Ainda assim, meu estômago entra em revolução quando leio sobre ditaduras e guerras civis. Os direitos humanos estão por dentro, como bichinhos que moram na barriga. A morte desses bichinhos não atinge apenas aos refugiados. Percebo-me como parte de alguma coisa metafísica, uma condição de existência que rompe o plano do tato. Carrego comigo a mesma mistura de gentes, o mesmo hábito de tomar café e a mesma imponderabilidade de florestas tropicais. Partilho da construção histórica de colônia, do título de exportadora de açúcar, dos problemas de violência endêmica e dívida externa. A distância, às vezes, é relativa. Conhecimento nem sempre se relaciona a conhecer, mas a uma sensibilidade extracurricular. A realidade, no fim, é a de um mesmo mundo que capta, constrói e cultiva orquídeas no quintal de casa.

segunda-feira, 6 de junho de 2011

Weight of the World

Havia algum tempo, eu caminhava por entre as sombras de árvores imponentes. Utilizava-me de meus outros sentidos na busca por abrigo. Os sons suaves dos bichos da floresta me mantinham acordada, impedindo-me de desmaiar. O cheiro das frutas silvestres alimentava-me as lembranças. A chuva me fazia ainda sentir. O gosto da terra me localizava no mundo. A impossibilidade de desistir - desexistir - me separava da fraqueza desenvolvida por minhas pernas.

Vi, então, um ponto brilhante no longe.

Fui correndo de ofuscada, não pude conter meu corpo desesperado. Tropecei no chão antes que pudesse me dar conta do vazio e caí vertiginosamente de um penhasco imponderável.
As moléculas do meu organismo entraram num processo de dissociação, perdendo-se umas das outras como a umidade se perde em orvalho. Desfiz-me no ar em poeira elementar, virei a parte solitária de um todo que eu não merecia. Eu não era - eu era nada.

quarta-feira, 1 de junho de 2011

A êxtase do gerúndio

Ser é diferente de estar sendo.

Time and Space

O cobrador do ônibus era um homem mais velho, calculei seus cinquenta e cinco anos. Carregava consigo olhos tediosos e pacíficos que procuravam se distrair pelo mundo. Olhou para mim algumas vezes, enquanto eu me anestesiava com os pássaros que dançavam Johnny Flynn nos meus ouvidos. O Sol estava por cima deles, lhes fornecendo energia de noites bem dormidas. Eu estava tonta de respirar e contrair meu corpo. A tontura me relaxou num sono delicado. O cobrador do ônibus me viu.

(As coisas estão sincronizadas.
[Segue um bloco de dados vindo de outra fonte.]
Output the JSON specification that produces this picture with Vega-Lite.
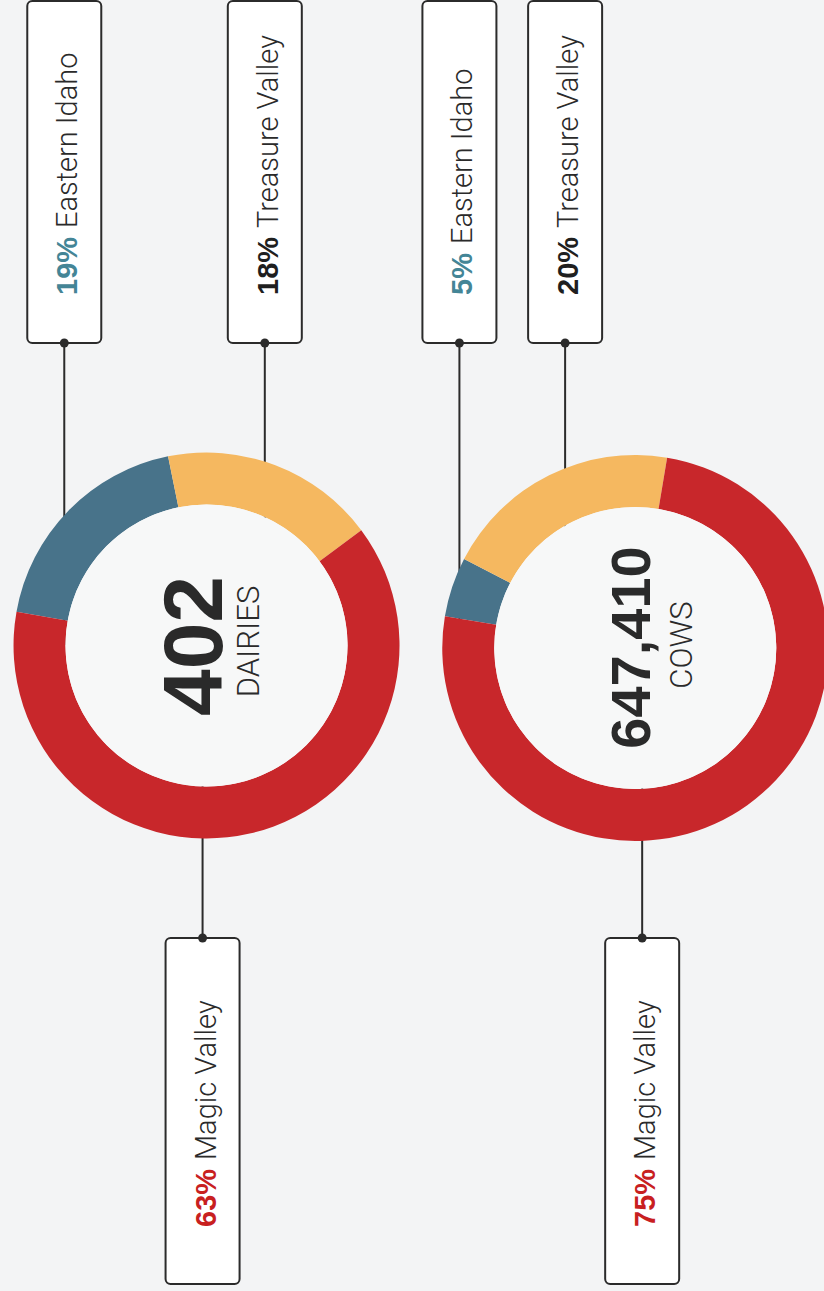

Não estou sentada na posição correta e um tufo do pêlo branco de Elvis Presley voou por cima das minhas retinas).

Corri para alcançar o tempo e resolvi que o dia não pode envergonhar-se de ser, porque o passado é a memória do presente e o futuro é só um holograma. Você alega: meu umbigo tem licença para borbulhar! O motorista passou por você e não parou, eu sei... Somos pequenos demais, mas entenda. Eu não seria caso não fosse eu. Você sentiu vergonha, vi sua cabeça abaixando, vi seus olhos inquietos na possibilidade dos observadores. Lembrei-me que minha mãe volta tarde, e que a solidão não é pontiaguda, não é cortante, ela arranha só pra acordar. Não precisa fingir que você sentiu raiva, porque "o sentimento é a excelência de si". Um motorista perfurador de almas é também motivador de crises existenciais e comprova a teoria da pluralidade do mundo. Todo mundo é igual no constrangimento de existir.

É bonito perceber que eu durmo na posição de descansar e descanso na posição de ter preguiça. Ajuda a entender que sou torta, e que ser assim às vezes dói - sempre vai doer. Doeu quando apertei minha coluna contra a dura realidade, mas "cada um é um si". O silêncio pode ser compartilhado com o próprio silêncio. Trocar com alguéns é um incômodo quando nunca controlamos vontades. É difícil ser um estorvo na arte de compartilhar. Abrace a fragilidade, oras. Todo mundo é igual no medo que tem de todo mundo.